◆ Data block ◆

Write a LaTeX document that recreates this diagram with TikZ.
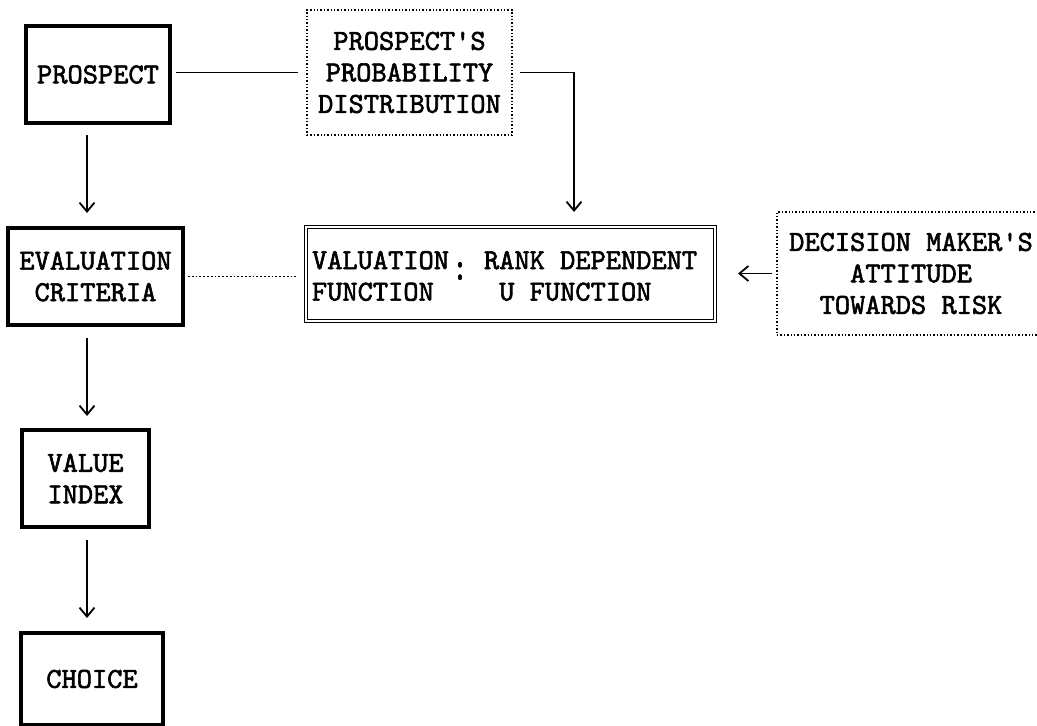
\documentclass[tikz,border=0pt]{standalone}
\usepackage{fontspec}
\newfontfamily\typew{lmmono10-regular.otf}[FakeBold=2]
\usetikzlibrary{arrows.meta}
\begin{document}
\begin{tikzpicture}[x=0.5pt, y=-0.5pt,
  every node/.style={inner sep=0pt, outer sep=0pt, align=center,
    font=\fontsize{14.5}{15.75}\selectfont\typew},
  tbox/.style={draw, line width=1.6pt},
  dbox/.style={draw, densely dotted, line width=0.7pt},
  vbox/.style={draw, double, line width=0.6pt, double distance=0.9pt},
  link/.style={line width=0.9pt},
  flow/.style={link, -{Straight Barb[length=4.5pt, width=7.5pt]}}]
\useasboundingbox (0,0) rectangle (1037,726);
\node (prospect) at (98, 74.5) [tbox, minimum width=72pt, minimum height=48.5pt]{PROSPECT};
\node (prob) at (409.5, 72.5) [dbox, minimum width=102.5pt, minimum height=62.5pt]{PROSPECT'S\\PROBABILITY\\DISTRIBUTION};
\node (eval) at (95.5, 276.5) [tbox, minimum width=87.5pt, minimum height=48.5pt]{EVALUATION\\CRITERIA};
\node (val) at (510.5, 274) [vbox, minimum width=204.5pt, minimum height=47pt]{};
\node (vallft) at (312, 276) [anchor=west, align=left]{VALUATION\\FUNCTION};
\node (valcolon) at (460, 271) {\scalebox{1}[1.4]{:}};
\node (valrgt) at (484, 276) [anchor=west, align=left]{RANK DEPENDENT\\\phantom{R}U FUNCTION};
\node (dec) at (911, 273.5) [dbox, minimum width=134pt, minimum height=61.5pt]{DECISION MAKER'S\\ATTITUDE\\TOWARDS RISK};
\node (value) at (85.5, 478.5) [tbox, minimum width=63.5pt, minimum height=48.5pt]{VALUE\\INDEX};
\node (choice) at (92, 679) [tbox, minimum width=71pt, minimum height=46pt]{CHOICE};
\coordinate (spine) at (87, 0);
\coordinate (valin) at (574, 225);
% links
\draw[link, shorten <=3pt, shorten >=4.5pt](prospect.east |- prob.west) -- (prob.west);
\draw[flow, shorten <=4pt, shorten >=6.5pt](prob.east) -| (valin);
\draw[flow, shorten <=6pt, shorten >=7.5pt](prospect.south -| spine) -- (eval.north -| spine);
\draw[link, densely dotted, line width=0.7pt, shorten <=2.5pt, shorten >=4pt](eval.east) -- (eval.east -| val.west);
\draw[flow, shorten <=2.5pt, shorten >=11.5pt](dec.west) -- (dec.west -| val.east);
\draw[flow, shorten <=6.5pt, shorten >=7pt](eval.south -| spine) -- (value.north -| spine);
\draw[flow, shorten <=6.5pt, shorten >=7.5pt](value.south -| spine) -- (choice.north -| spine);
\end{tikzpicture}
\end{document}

◆ Exercise directions ◆
Restate the entire listing word for word, excluding pictures.

◆ Worked solution ◆
Write a LaTeX document that recreates this diagram with TikZ.
\documentclass[tikz,border=0pt]{standalone}
\usepackage{fontspec}
\newfontfamily\typew{lmmono10-regular.otf}[FakeBold=2]
\usetikzlibrary{arrows.meta}
\begin{document}
\begin{tikzpicture}[x=0.5pt, y=-0.5pt,
  every node/.style={inner sep=0pt, outer sep=0pt, align=center,
    font=\fontsize{14.5}{15.75}\selectfont\typew},
  tbox/.style={draw, line width=1.6pt},
  dbox/.style={draw, densely dotted, line width=0.7pt},
  vbox/.style={draw, double, line width=0.6pt, double distance=0.9pt},
  link/.style={line width=0.9pt},
  flow/.style={link, -{Straight Barb[length=4.5pt, width=7.5pt]}}]
\useasboundingbox (0,0) rectangle (1037,726);
\node (prospect) at (98, 74.5) [tbox, minimum width=72pt, minimum height=48.5pt]{PROSPECT};
\node (prob) at (409.5, 72.5) [dbox, minimum width=102.5pt, minimum height=62.5pt]{PROSPECT'S\\PROBABILITY\\DISTRIBUTION};
\node (eval) at (95.5, 276.5) [tbox, minimum width=87.5pt, minimum height=48.5pt]{EVALUATION\\CRITERIA};
\node (val) at (510.5, 274) [vbox, minimum width=204.5pt, minimum height=47pt]{};
\node (vallft) at (312, 276) [anchor=west, align=left]{VALUATION\\FUNCTION};
\node (valcolon) at (460, 271) {\scalebox{1}[1.4]{:}};
\node (valrgt) at (484, 276) [anchor=west, align=left]{RANK DEPENDENT\\\phantom{R}U FUNCTION};
\node (dec) at (911, 273.5) [dbox, minimum width=134pt, minimum height=61.5pt]{DECISION MAKER'S\\ATTITUDE\\TOWARDS RISK};
\node (value) at (85.5, 478.5) [tbox, minimum width=63.5pt, minimum height=48.5pt]{VALUE\\INDEX};
\node (choice) at (92, 679) [tbox, minimum width=71pt, minimum height=46pt]{CHOICE};
\coordinate (spine) at (87, 0);
\coordinate (valin) at (574, 225);
% links
\draw[link, shorten <=3pt, shorten >=4.5pt](prospect.east |- prob.west) -- (prob.west);
\draw[flow, shorten <=4pt, shorten >=6.5pt](prob.east) -| (valin);
\draw[flow, shorten <=6pt, shorten >=7.5pt](prospect.south -| spine) -- (eval.north -| spine);
\draw[link, densely dotted, line width=0.7pt, shorten <=2.5pt, shorten >=4pt](eval.east) -- (eval.east -| val.west);
\draw[flow, shorten <=2.5pt, shorten >=11.5pt](dec.west) -- (dec.west -| val.east);
\draw[flow, shorten <=6.5pt, shorten >=7pt](eval.south -| spine) -- (value.north -| spine);
\draw[flow, shorten <=6.5pt, shorten >=7.5pt](value.south -| spine) -- (choice.north -| spine);
\end{tikzpicture}
\end{document}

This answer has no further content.